Because Armstrong was so resolute and determined, the secondary characters seem so much smaller, and that is intentional, even if it sometimes gets to be a little offputting. There is an aesthetic though to Chazelle’s first-person point of view: we’re shaken with Armstrong as the rocket blasts off, we’re emotionally driven as he takes those first steps on the moon. The film succeeds if only because our surroundings are alive even if Gosling’s Armstrong is statically appropriate for such a personal journey.

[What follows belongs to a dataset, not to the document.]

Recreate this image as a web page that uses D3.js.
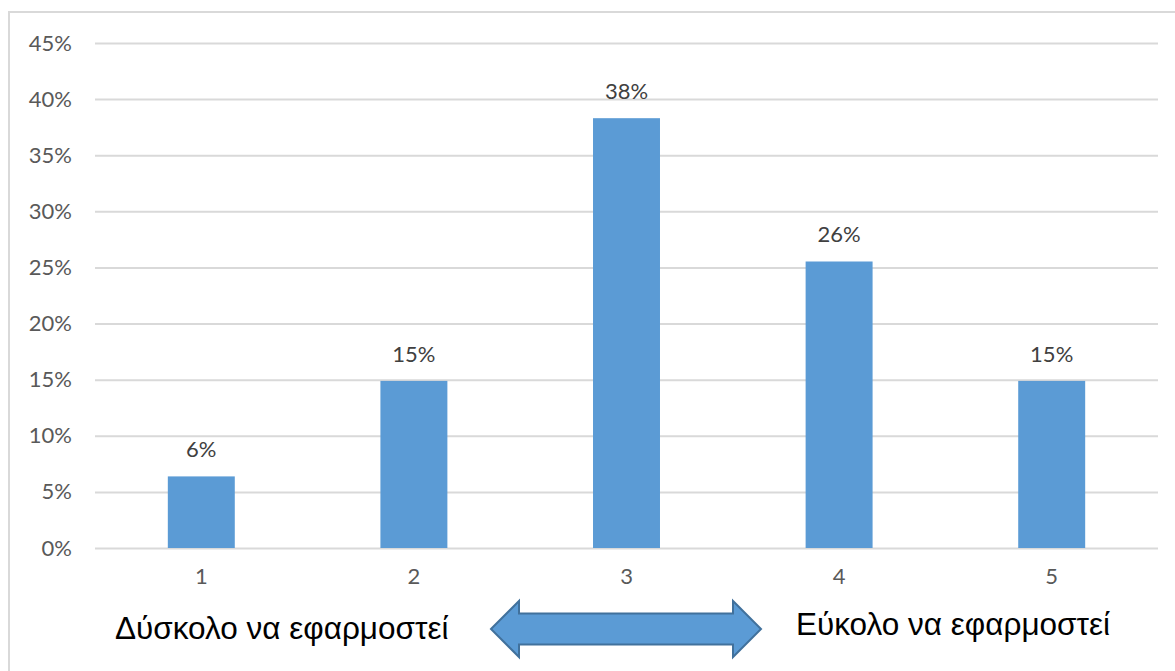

Corey Stoll plays Buzz Aldrin, who is famous in his own right. The film paints this Aldrin as an overly honest individual. Whether that’s true or not, it came across as ingratiating. Jason Clarke plays Edward White, and Armstrong’s neighbor. The film depict them as initially being in a race for the job, but quickly transitions them into a friendship. Unless you’ve lived under a moon rock for the past 50 years, I’m not giving this next part away. White along with Roger Chaffee (Cory Michael Smith) and Gus Grissom (Shea Whigham, who I thought had one of the best supporting performances in the film), died tragically when an electrical spark ignited the oxygen on the Apollo 1 spacecraft during a routine test. Chazelle and Singer really use this point to drive some emotional mileage out of the film.
Linus Sandgren, also a Chazelle alum for his award winning work on La La Land firmly puts us in the center of the action. He uses close-ups on Gosling most frequently, even in the exterior scenes where he wants nothing more than to be alone despite his colleagues pushes to get him to talk. His work really sings though when we’re in the Gemini or Apollo rockets and is even more impactful in the lunar landing, where IMAX cameras take full advantage of the format. The isolation the character felt is never more present then in these moments on the moon.
And, though it is a long journey for the audience, it is rewarding because we can finally see Armstrong in his moment, allowing him to emotionally release. Yes, the American flag is present in the scene. Because this is Armstrong’s emotional journey, it is not imperative to the story that an audience see Aldrin and he plant the flag. That’s not what the story is focused on and it doesn’t degrade the story.
The film begins as it ends: in emotional isolation. Gosling was the perfect actor to play this role because he plays “isolated” so well, emotionally bereft, but still working toward a common goal. Chazelle made a few interesting choices towards the third act, including Gil Scott-Heron’s “Whitey On the Moon” as a way of saying that race relations are just as alive and well in 2018 as they were in the late 1960’s.
But Chazelle counters his own thoughts with the impassioned JFK speech giving NASA its charter. It truly concludes Armstrong’s emotional journey in this story, but this story element allows us to collectively share in the emotionalism and patriotism that the country felt, the pride in accomplishing this feat. I couldn’t help but think about Clint Eastwood’s Space Cowboys which is really what this film presents, but from Armstrong’s point of view. Eastwood had originally optioned the James Hansen biography, but they eventually lapsed. In that regard, this film feels closer to Space Cowboys rather than Apollo 13 or The Right Stuff: they are all important works of art with different vantage points. Some are more effective, but First Man is a hell of a flawed ride.
Now in theaters, First Man is rated PG-13.